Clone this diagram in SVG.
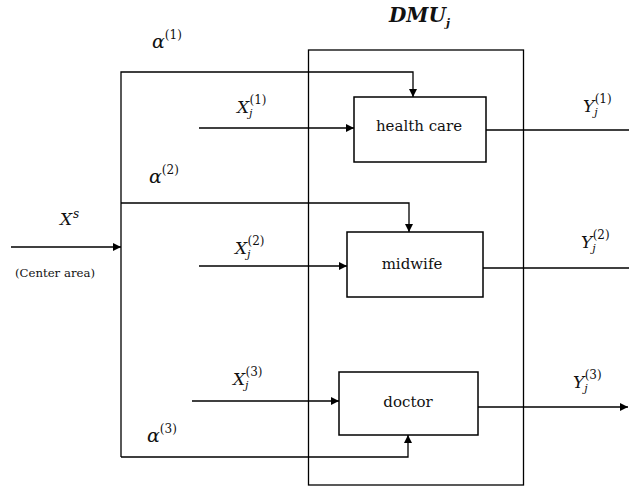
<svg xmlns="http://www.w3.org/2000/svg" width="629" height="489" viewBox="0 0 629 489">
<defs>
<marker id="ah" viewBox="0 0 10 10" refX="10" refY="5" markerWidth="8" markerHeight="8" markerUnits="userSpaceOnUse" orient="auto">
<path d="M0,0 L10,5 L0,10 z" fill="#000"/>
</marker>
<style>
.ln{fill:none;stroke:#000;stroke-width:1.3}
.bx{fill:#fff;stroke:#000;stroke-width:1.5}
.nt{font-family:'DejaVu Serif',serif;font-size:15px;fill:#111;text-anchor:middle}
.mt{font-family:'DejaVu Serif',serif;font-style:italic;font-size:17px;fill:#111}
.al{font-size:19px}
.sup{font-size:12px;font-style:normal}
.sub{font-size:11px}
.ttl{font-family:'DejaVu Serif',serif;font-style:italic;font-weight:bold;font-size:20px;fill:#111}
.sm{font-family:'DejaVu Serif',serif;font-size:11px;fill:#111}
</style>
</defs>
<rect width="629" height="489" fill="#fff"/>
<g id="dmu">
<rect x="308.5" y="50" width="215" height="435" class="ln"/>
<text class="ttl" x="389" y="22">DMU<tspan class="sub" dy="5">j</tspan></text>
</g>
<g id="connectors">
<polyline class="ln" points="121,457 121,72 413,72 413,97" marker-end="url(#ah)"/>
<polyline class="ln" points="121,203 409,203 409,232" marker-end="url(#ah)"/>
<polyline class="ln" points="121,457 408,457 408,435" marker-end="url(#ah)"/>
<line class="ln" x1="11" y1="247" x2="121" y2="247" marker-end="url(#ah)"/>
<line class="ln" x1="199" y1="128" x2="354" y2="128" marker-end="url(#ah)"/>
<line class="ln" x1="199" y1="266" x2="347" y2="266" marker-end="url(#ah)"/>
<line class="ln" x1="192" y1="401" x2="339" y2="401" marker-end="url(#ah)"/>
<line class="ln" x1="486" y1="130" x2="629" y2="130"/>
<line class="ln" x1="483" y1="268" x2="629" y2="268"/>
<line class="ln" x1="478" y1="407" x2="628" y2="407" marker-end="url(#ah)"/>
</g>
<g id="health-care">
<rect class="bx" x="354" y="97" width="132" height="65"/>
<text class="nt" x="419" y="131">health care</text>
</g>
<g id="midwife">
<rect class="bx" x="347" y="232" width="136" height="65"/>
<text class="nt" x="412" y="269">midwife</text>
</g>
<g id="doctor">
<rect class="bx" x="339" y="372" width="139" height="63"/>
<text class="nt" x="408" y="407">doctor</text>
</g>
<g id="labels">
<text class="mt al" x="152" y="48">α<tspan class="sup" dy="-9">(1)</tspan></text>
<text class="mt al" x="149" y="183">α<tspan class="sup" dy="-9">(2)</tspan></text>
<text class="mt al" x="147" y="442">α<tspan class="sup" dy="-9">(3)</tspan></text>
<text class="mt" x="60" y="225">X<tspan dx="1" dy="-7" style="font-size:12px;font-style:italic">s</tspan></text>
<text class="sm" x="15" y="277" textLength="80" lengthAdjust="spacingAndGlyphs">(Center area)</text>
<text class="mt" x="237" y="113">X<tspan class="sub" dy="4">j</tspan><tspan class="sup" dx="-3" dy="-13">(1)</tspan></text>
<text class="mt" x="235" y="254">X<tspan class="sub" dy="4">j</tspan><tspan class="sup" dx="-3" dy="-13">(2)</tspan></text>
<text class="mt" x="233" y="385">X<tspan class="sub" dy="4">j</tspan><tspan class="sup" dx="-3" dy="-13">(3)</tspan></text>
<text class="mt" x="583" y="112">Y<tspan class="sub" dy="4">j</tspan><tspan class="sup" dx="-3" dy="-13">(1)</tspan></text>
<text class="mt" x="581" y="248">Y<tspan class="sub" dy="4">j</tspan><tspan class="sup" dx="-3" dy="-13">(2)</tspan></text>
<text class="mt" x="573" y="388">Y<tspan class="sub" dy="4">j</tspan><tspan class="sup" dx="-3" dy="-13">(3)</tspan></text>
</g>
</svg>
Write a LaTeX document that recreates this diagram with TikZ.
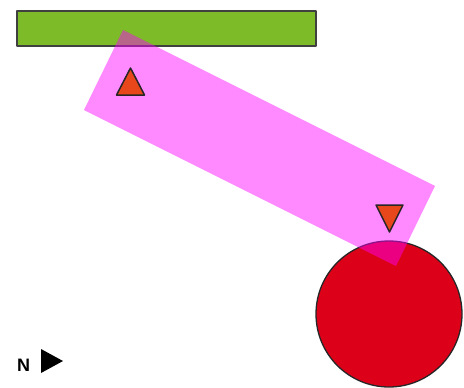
= = = =
• _Work to be completed_
Work out how many lines of the data hold the string "diagram". Reply with that number alone.

• _Exercise result_
2